At 3:30 pm we reached our second pickup point, the small village of Cambutal, nestled below the mountains right along a long sandy stretch of shoreline. Some of us had been here before and welcomed the sight of old friends, a quick meal, and cold beverages. The vibe was tranquil, slow and easy. A far departure from our everyday hustle meeting deadlines in the office.

At 4:30 pm we met our guide and owner of Kayak Adventure Panama, Pascal Artieda. Pascal has been a long time fishing guide, operating around the world, settling in Panama and has since established the Kayak Panama Fishing Camp.

We were met with a huge breaking surf, some of the largest they’ve seen in over five years. Big curling breakers slammed into the sand as we hauled our gear towards the twenty-six-foot panga nestled on the beach.

With the experience of our Captain and guides, we were successful loading our gear into the panga and navigated the first two sets breaking on the nearshore reefs. We headed north to into the Parque Nacional Cerro Hoya. After an hour and a half, we arrived at Pascal’s camp nestled in the mountainside jungle along a volcanic sand beach.

Fishing Day One

I awoke as the sun was breaking the horizon. We had spent the night in rough milled cabins, lulled by the crashing surf just outside our doorsteps. Morgan and I worked late into the night, tying fresh leaders and re-sorting our lures for the third time.
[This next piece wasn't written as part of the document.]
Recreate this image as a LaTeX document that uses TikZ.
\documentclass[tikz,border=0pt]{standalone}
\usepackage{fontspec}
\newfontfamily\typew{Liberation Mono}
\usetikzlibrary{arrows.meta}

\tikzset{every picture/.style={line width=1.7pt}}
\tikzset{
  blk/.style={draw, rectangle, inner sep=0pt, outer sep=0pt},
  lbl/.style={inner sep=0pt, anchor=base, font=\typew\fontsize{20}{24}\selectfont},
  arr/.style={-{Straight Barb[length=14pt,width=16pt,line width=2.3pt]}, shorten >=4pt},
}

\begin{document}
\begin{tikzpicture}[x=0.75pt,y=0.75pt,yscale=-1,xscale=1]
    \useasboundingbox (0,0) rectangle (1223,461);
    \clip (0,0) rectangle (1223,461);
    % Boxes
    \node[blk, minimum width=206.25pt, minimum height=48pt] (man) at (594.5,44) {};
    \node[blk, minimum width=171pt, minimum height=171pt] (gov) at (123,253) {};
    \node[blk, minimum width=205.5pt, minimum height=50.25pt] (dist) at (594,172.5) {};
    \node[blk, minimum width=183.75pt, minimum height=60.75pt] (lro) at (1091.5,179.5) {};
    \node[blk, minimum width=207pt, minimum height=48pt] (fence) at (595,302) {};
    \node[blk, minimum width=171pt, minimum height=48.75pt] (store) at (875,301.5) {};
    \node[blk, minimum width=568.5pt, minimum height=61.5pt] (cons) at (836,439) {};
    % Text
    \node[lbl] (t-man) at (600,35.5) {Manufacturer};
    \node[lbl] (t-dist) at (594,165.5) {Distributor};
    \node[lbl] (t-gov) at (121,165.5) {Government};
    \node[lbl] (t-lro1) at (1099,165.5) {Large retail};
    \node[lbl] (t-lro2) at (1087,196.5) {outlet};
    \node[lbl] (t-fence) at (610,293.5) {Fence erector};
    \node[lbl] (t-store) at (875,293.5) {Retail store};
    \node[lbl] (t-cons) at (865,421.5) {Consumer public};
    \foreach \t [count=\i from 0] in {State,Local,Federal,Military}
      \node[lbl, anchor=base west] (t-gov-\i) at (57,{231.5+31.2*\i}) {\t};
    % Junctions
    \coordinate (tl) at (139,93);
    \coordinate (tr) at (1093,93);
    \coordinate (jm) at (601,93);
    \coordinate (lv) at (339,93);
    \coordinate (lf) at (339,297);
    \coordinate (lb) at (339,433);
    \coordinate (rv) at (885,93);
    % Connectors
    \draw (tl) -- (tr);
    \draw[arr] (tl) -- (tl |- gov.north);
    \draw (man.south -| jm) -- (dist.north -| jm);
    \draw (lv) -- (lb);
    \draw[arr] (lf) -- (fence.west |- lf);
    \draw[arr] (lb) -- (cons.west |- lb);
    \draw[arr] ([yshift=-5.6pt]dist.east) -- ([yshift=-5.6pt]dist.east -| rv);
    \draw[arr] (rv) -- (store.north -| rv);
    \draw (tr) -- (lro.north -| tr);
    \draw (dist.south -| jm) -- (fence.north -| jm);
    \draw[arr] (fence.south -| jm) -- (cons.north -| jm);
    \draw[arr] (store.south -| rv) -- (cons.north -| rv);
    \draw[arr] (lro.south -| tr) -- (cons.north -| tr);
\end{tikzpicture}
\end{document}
After a fresh breakfast and some time for pre-fishing interviews, we were on the water just before 9 am. The swells were still huge, but without any wind on them, they looked to be fishable…. barely.

Seven of us were loaded into the big panga, the 75hp Yamaha tiller motor pushed us along comfortably 15 miles up the coast. We arrived at the first spot, a rock pinnacle in two hundred feet of water and offloaded the Hobie Mirage Outbacks. After two full days of travel, it was time to fish!

Morgan was first to hook up with a nice amberjack jumping on his vertical jig worked mid water column. It was his first amberjack and our first species of the trip. We all worked the area for another thirty minutes, but the action was slow. I decided to troll a magnum Rapala X-Rap toward the shore and cover some ground. It didn’t take long to hook into my first fish of the trip, a bull-dogging Pacific jack. Line peeled from the Shimano Tranx and I shifted the rudder seaward and lowered my rod into the water, trying to gain leverage to pull the jack away from the breaking shoreline.

Hours passed and we moved northwest with the 2-knot current. Tossing poppers and Rapala Sub-Walks on the journey resulted in a mix of big eye jacks, needlefish, African pompano, yellow snapper, rainbow runner and a yellowfin tuna on a vertical jig. It was time to rest for lunch, but I wasn’t ready to rest yet. While the day had been fairly fish-filled, I was looking to score a trophy. I grabbed a quick sandwich and pedaled away towards the point. I focused on the outward depth breaks, as the water dropped from thirty feet, to seventy-five, before it dropped to one hundred eighty. It was in that seventy-five-foot range I saw my first signs of yellowfin tuna breaking the surface. Small baits skipped along the surface. I could see the black footballs tracking them.

I fired my six-inch popper full distance toward the breaking fish, some sixty yards ahead. I chugged the rod tip, driving the popper down, throwing a heavy spray foreword. Chug. Chug. Chug. Swashh. The popper disappeared into a bluewater boil and I was hooked up into my first yellowfin tuna on a popper. The fish lurched forward and did its best to dig deep, peeling drag from the Shimano TwinPower Reel. After a short 5 minute battle, the chunky 12-pound tuna was boatside. I knew sashimi wasn’t far behind!